It might look like a toy monster truck but it’s really a hi-tech remote controlled robot worth thousands of dollars.
The creation of local entrepreneur Ravi Sanyal is used by home inspection companies to remotely check house foundations and it was developed with 3D printing expertise found at his local library at Te Hāpua: Halswell Centre.
Earlier this year Mr Sanyal’s company Techmatics Ltd was working on developing the specialised robot when they encountered frustrating problems with the supplier they were using for 3D printing.
While researching other options, Mr Sanyal found to his surprise that the library, which has access to seven network 3D printers (five Makerbots and two Ultimakers), had the skills and resources he needed.
He was given help and advice from Danny McNeil, a Christchurch City Libraries Learning Specialist based at Te Hāpua: Halswell Centre, who helped him improve the design.
Mr Sanyal was impressed with the print quality and the support he was given.
“We needed to make a particular case for it and it had to be done on CAD but we were having problems with a local supplier,” Mr Sanyal says.

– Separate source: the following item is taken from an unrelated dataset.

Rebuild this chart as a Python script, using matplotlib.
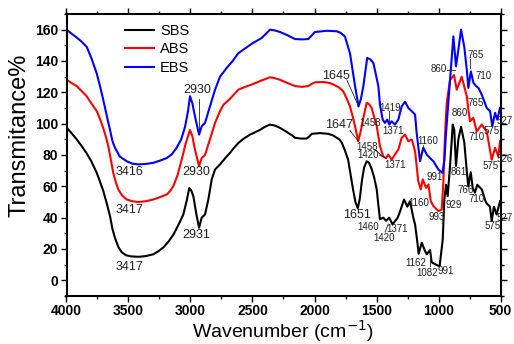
import matplotlib
matplotlib.use("Agg")
import matplotlib.pyplot as plt
from matplotlib.ticker import MultipleLocator
from matplotlib.transforms import blended_transform_factory

plt.rcParams['font.family'] = ['Liberation Sans', 'DejaVu Sans']

# ---------------- data ----------------
sbs_wn = [4000, 3960, 3918, 3880, 3837, 3800, 3756, 3730, 3703, 3675, 3649, 3630, 3609, 3580,
          3555, 3520, 3480, 3417, 3360, 3300, 3260, 3219, 3180, 3139, 3100, 3058, 3030, 3010,
          2995, 2977, 2950, 2931, 2910, 2883, 2856, 2829, 2802, 2762, 2720, 2681, 2650, 2614,
          2570, 2520, 2480, 2440, 2400, 2359, 2320, 2278, 2240, 2211, 2180, 2157, 2110, 2063,
          2040, 2022, 1955, 1889, 1850, 1821, 1800, 1781, 1755, 1729, 1710, 1689, 1670, 1651,
          1635, 1617, 1600, 1579, 1560, 1539, 1520, 1498, 1485, 1472, 1445, 1423, 1397, 1371,
          1329, 1310, 1278, 1251, 1230, 1203, 1189, 1170, 1160, 1135, 1110, 1095, 1068, 1055,
          1020, 991, 966, 953, 939, 926, 907, 885, 873, 859, 840, 818, 792, 773, 760, 740, 724,
          706, 687, 651, 617, 585, 571, 553, 531, 504]
sbs_t = [97.5, 94, 90, 86, 81, 76, 68.6, 63, 57, 49, 41, 33, 27, 21,
         18, 16, 15.3, 15, 15.5, 16.6, 18.5, 21, 24.5, 29, 35, 42, 51, 59,
         57.5, 53.7, 41, 33.6, 40, 42, 51.6, 64.4, 70.7, 74, 78, 81.4, 84.5, 87.7,
         90.5, 93, 94.5, 96, 98, 99.4, 98.8, 97.3, 95.5, 94, 92.5, 91, 90.5, 90.5,
         92, 93.5, 94, 93.5, 92.5, 91, 90, 88, 83, 77, 68, 58, 50, 46,
         52, 64, 72, 76, 75, 71, 66, 58, 48, 39, 40, 38, 40, 35.7,
         40, 44, 51.6, 47, 50.5, 40, 35.7, 24, 17, 24, 19, 16.6, 19.3, 11.5,
         10, 9, 26, 51.6, 61, 53.7, 73, 99.4, 96, 73, 90, 98, 88, 70.7, 60, 69, 59,
         56, 61, 58, 49.6, 47, 37.8, 47, 42, 50.5]

abs_wn = [4000, 3999, 3960, 3918, 3880, 3837, 3800, 3756, 3730, 3703, 3680, 3663, 3640, 3623,
          3600, 3582, 3550, 3514, 3470, 3421, 3360, 3300, 3250, 3192, 3165, 3139, 3105, 3071,
          3040, 3004, 2985, 2964, 2931, 2910, 2883, 2843, 2802, 2762, 2735, 2680, 2614, 2560,
          2506, 2430, 2359, 2320, 2278, 2220, 2157, 2100, 2050, 2020, 1996, 1930, 1880, 1848,
          1800, 1768, 1740, 1714, 1690, 1673, 1647, 1625, 1606, 1579, 1560, 1539, 1498, 1472,
          1445, 1423, 1405, 1378, 1351, 1324, 1297, 1270, 1243, 1216, 1189, 1163, 1143, 1127,
          1100, 1081, 1062, 1041, 1001, 974, 961, 947, 934, 907, 875, 853, 813, 772, 759, 746,
          719, 692, 652, 611, 571, 544, 517, 504]
abs_t = [30, 128, 126, 124, 121, 117.5, 113, 108, 103, 97, 91, 85.6, 76, 68.6,
         62, 58, 54, 51.6, 50.5, 50, 50.5, 51.6, 53, 54.8, 57, 60, 67, 77,
         87, 96, 92, 83.5, 72.8, 78, 80, 90, 100.5, 108, 112, 116, 121.7, 123.5,
         125, 127.5, 129.6, 129, 128, 126, 124, 123.5, 124, 125.5, 126.4, 126.6, 126, 125,
         123, 120.6, 116, 111, 104, 98.3, 88.8, 96, 103.7, 113.3, 112.5, 110, 98.3, 85.6,
         79, 78, 80.3, 77, 80.3, 83.5, 91, 93, 88.8, 90, 82.4, 63.3, 58, 64.4,
         59, 61.2, 50.5, 47.4, 44.2, 45.2, 62.3, 94, 113, 128, 131, 121.7, 130, 117.5, 109, 101.5,
         103.7, 95, 99.4, 95, 77, 84.6, 79, 88.8]

ebs_wn = [4000, 3999, 3960, 3918, 3880, 3837, 3800, 3756, 3730, 3703, 3675, 3649, 3630, 3609,
          3570, 3514, 3470, 3421, 3360, 3300, 3250, 3192, 3150, 3112, 3075, 3044, 3020, 3004,
          2985, 2964, 2931, 2910, 2883, 2843, 2802, 2762, 2708, 2660, 2614, 2560, 2506, 2426,
          2390, 2359, 2320, 2278, 2220, 2157, 2100, 2050, 2020, 1996, 1900, 1821, 1790, 1755,
          1714, 1673, 1645, 1625, 1606, 1575, 1550, 1525, 1485, 1472, 1450, 1432, 1413, 1397,
          1378, 1351, 1324, 1297, 1270, 1243, 1216, 1189, 1176, 1149, 1122, 1095, 1068, 1041,
          1001, 968, 952, 941, 925, 907, 880, 859, 840, 818, 792, 772, 759, 739, 718, 697,
          678, 651, 611, 584, 566, 544, 526, 504]
ebs_t = [60, 160, 157.5, 155, 152.5, 149, 142, 132, 124, 115, 105, 96, 89, 84.6,
         79, 76, 74.5, 74, 74.3, 75, 76.3, 78, 80.5, 84.6, 90, 98, 108, 117.5,
         113, 104.7, 93, 98.3, 100.5, 111, 121.7, 130, 135.6, 140, 145, 148, 151, 154.7,
         157.5, 160, 159.5, 158.5, 156.5, 154, 153.8, 154, 156.5, 158.5, 159.3, 159, 158, 155.7,
         145, 124, 111, 116, 124, 142, 141, 138.7, 124, 112, 102.6, 100.5, 102.6, 99.4,
         101.5, 99.4, 102.6, 111, 114, 110, 108, 105.8, 94, 76, 84.6, 80.3, 78, 76,
         70.7, 68.6, 77, 92, 109, 128, 155.7, 136.6, 147, 160, 149, 134.5, 122.8, 133.4, 126, 124,
         122.8, 118.5, 110, 108, 98.3, 106.9, 102.6, 110]

series_names = ["SBS", "ABS", "EBS"]
series_colors = ["black", "#ff0000", "#0000ff"]

# peak labels: (text, wavenumber, transmittance, size)
peak_labels = [
    ("3417", 3488, 8.3, 9), ("3417", 3488, 45, 9), ("3416", 3488, 69, 9),
    ("2930", 2948, 121.7, 9), ("2930", 2950, 69, 9), ("2931", 2950, 29, 9),
    ("1645", 1826, 130.6, 9), ("1647", 1800, 99.4, 9), ("1651", 1660, 41.6, 9),
    ("1458", 1552, 100.5, 7), ("1419", 1391, 110, 7), ("1371", 1364, 95, 7),
    ("1458", 1579, 85.2, 7), ("1420", 1566, 79.7, 7), ("1371", 1351, 73.3, 7),
    ("1160", 1090, 88.8, 7), ("991", 1028, 66, 7), ("1160", 1163, 49.5, 7),
    ("993", 1014, 40.6, 7), ("929", 880, 48.4, 7), ("861", 840, 69, 7),
    ("860", 826, 107, 7), ("765", 700, 113, 7), ("710", 697, 91.6, 7),
    ("575", 579, 72.8, 7), ("575", 571, 95, 7),
    ("860", 1001, 135, 7), ("765", 697, 144, 7),
    ("710", 639, 130.6, 7), ("766", 778, 57.5, 7), ("710", 697, 52, 7),
    ("575", 566, 34.6, 7), ("1460", 1566, 34, 7),
    ("1420", 1439, 27.2, 7), ("1371", 1337, 33, 7), ("1162", 1182, 10.8, 7),
    ("1082", 1095, 4.5, 7), ("991", 940, 6, 7),
]
# labels at the right edge (right-aligned so they stay inside the picture)
edge_labels = [("526", 77.5), ("527", 101.5), ("527", 39.5)]

# leader lines: ((wn1, t1), (wn2, t2))
leader_lines = [
    ((2931, 116), (2931, 96)),
    ((1740, 128), (1647, 111.5)),
    ((1714, 95.6), (1647, 88.8)),
    ((1515, 83.5), (1447, 79)),
    ((1478, 80), (1423, 78)),
    ((1400, 108), (1400, 101)),
    ((1120, 86), (1152, 77)),
    ((1430, 30.8), (1405, 36)),
    ((1068, 9), (1068, 19)),
    ((930, 134.5), (867, 134.5)),
    ((746, 141), (746, 135.5)),
]

# ---------------- figure ----------------
fig = plt.figure(figsize=(5.14, 3.44), dpi=100)
ax = fig.add_axes([66.5 / 514, 48 / 344, 434 / 514, 282 / 344])

for wn, t, name, c in zip([sbs_wn, abs_wn, ebs_wn], [sbs_t, abs_t, ebs_t], series_names, series_colors):
    ax.plot(wn, t, color=c, lw=1.5, label=name, solid_joinstyle='round')

ax.set_xlim(4000, 500)
ax.set_ylim(-10, 170)

for txt, x, y, s in peak_labels:
    ax.text(x, y, txt, fontsize=s, ha='center', va='center', color='#222222', clip_on=False)

edge_tr = blended_transform_factory(fig.transFigure, ax.transData)
for txt, y in edge_labels:
    ax.text(513 / 514, y, txt, fontsize=7, ha='right', va='center', color='#222222',
            transform=edge_tr, clip_on=False)

for (x1, y1), (x2, y2) in leader_lines:
    ax.plot([x1, x2], [y1, y2], color='#222222', lw=0.6)

ax.xaxis.set_major_locator(MultipleLocator(500))
ax.xaxis.set_minor_locator(MultipleLocator(250))
ax.yaxis.set_minor_locator(MultipleLocator(10))
ax.set_yticks(range(0, 161, 20))
ax.tick_params(which='both', direction='out', top=True, right=True, width=1.0)
ax.tick_params(which='major', length=4, labelsize=10, pad=2)
ax.tick_params(which='minor', length=2.5)
for lab in ax.get_xticklabels() + ax.get_yticklabels():
    lab.set_fontweight('bold')
for sp in ax.spines.values():
    sp.set_linewidth(1.5)

ax.set_xlabel('Wavenumber (cm$^{-1}$)', fontsize=14, labelpad=0)
fig.text(20 / 514, 1 - 135 / 344, 'Transmitance%', rotation=90, fontsize=17,
         ha='center', va='center')

ax.legend(loc='upper left', bbox_to_anchor=(0.135, 0.965), frameon=False, fontsize=10.5,
          handlelength=2.0, handletextpad=0.4, labelspacing=0.3, borderpad=0, borderaxespad=0)

fig.savefig('out.png', dpi=100)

“Halswell library has been fantastic. They just really helped us out, we printed 10 prototype cases for the camera on their 3D printer.
“We kept re-designing and kept going back to Danny and his team, they were really good with advice on how to make the design a little bit better.”
Mr McNeil says many people are unaware how up to date Christchurch City Libraries are with new technology, particularly with their 3D printers, which are great prototyping units and use biodegradable plastic.
“We were happy to help out Ravi with his design and seeing how successful the end product has become is really satisfying. It also gave us an opportunity to assess the amount of time needed to support complex 3D printing enquiries and how this might impact on our service to other customers.”
Head of Libraries and Information Carolyn Robertson says this case demonstrates what the library service is capable of. "Having our library staff work on these kinds of projects means they are helping to support the economic contributions of local entrepreneurs, making Christchurch a better place for people, business and investment. "
Techmatics, which also develops websites and apps and recently received funding from Government agency Callaghan Innovation, has sold several different versions of the robot developed with the library’s help.
Mr Sanyal has plenty of other hi-tech ideas in the pipeline and plans to use Te Hāpua: Halswell Centre library again to 3D print future design prototypes.
“We want to innovate things that make life easier for people - if we can help the community we’re interested,” he says.